Les réactions furent des plus virulentes. Un certain nombre de collègues de M. Draghi au conseil des gouverneurs de la BCE se sont joints aux critiques des médias.
Klaas Knot, président de la banque nationale néerlandaise, a publié une déclaration au lendemain de la réunion de la banque centrale, qualifiant ces actions d’ « excessives ». Jens Weidmann, président de la Bundesbank, a déclaré au journal Bild dans une interview que M. Draghi “dépassait les limites”. Le président de la banque centrale autrichienne, Robert Holzmann, a qualifié ces annonces de « possibles erreurs ». Ces critiques directes de plusieurs dirigeants de banques centrales contrastent avec les deux membres français du conseil des gouverneurs, Benoît Cœuré et François Villeroy de Galhau, qui malgré leurs interrogations ont apporté leur soutien à M. Draghi.

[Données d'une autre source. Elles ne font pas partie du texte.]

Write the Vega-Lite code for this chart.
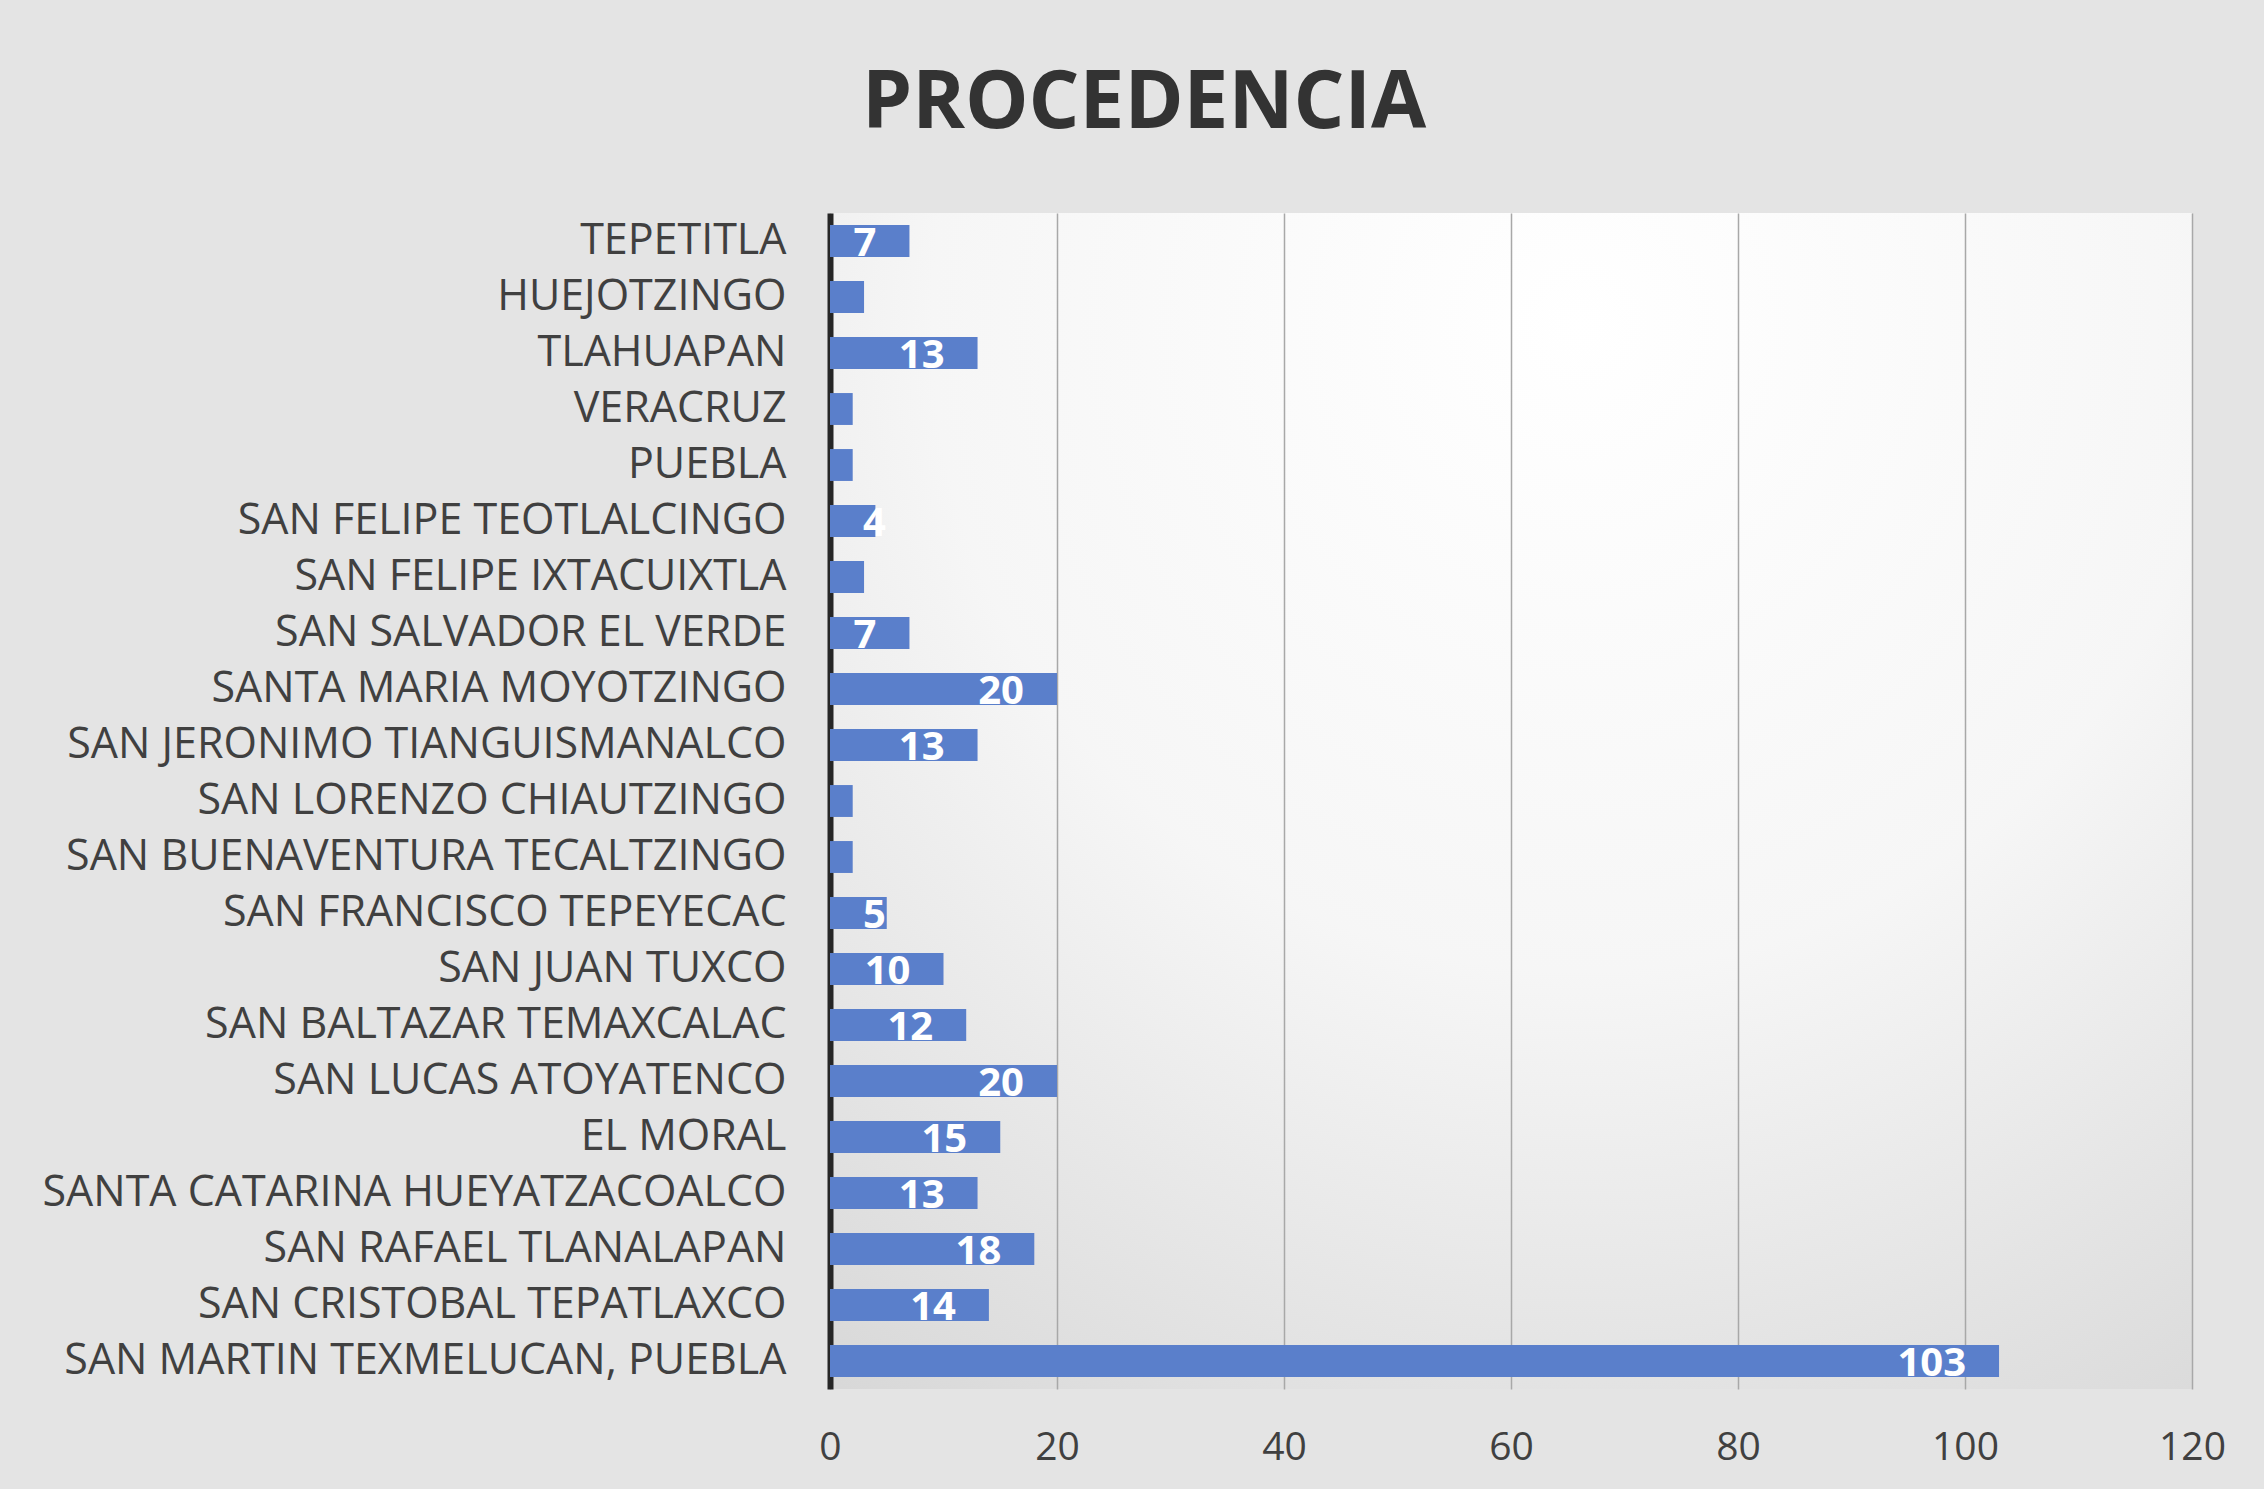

Durant son mandat, M. Draghi, en défendant des mesures en lesquelles il croyait fermement, a vu se développer une forte animosité envers lui, en particulier en Allemagne. Notamment, concernant le souhait de M. Draghi de voir l’Allemagne utiliser des mesures de relance budgétaire pour stimuler sa propre économie et celle de ses voisins de la zone euro. Intégrer la politique budgétaire dans la combinaison faciliterait certainement les choses pour la BCE, qui a jusqu’ici supporté tout le fardeau d’une politique macroéconomique anticyclique. Mais l’Italien est devenu tellement impopulaire en Allemagne qu’il serait difficile pour un homme politique allemand d’envisager un plan de relance budgétaire sous l’instruction de M. Draghi.
La future présidente de la BCE, Christine Lagarde, aura peut-être de meilleures chances de réussir. En effet, l’une des principales raisons pour lesquelles la BCE a nommé Mme Lagarde est sa réputation de personne capable de concrétiser des mesures telles que la relance fiscale allemande. Elle est également connue pour être proche de la chancelière allemande Angela Merkel.
Les achats de la banque centrale reprendront avec un engagement à durée indéterminée de 20 milliards d’euros par mois, réinvestissant le produit des obligations arrivant à échéance. Mme Lagarde héritera de cette stratégie, mais pas des animosités personnelles qui se sont développées contre M. Draghi de la part des membres du conseil qu’il a largement dominés au cours de ces huit dernières années.
Tout cela se passe dans le contexte d’une année qui devrait être difficile pour l’Europe. Le président américain Donald Trump semble prêt à imposer des droits de douane sur les voitures européennes et autres produits cet automne, ce qui pourrait entraîner l’Allemagne dans une récession. Un Brexit sans accord reste une possibilité à la fin du mois d’octobre. Il est probable que la guerre commerciale entre les États-Unis et la Chine ne se résolve pas avant les élections présidentielles américaines de l’année prochaine. Et l’attaque d’un drone en Arabie Saoudite a sérieusement mise en doute la stabilité du marché pétrolier.
Mme Lagarde est la personne idéale pour négocier un « grand accord » entre Berlin et la BCE dans lequel Berlin intensifierait ses mesures de relance fiscale et la BCE réduirait son « Quantitative Easing ».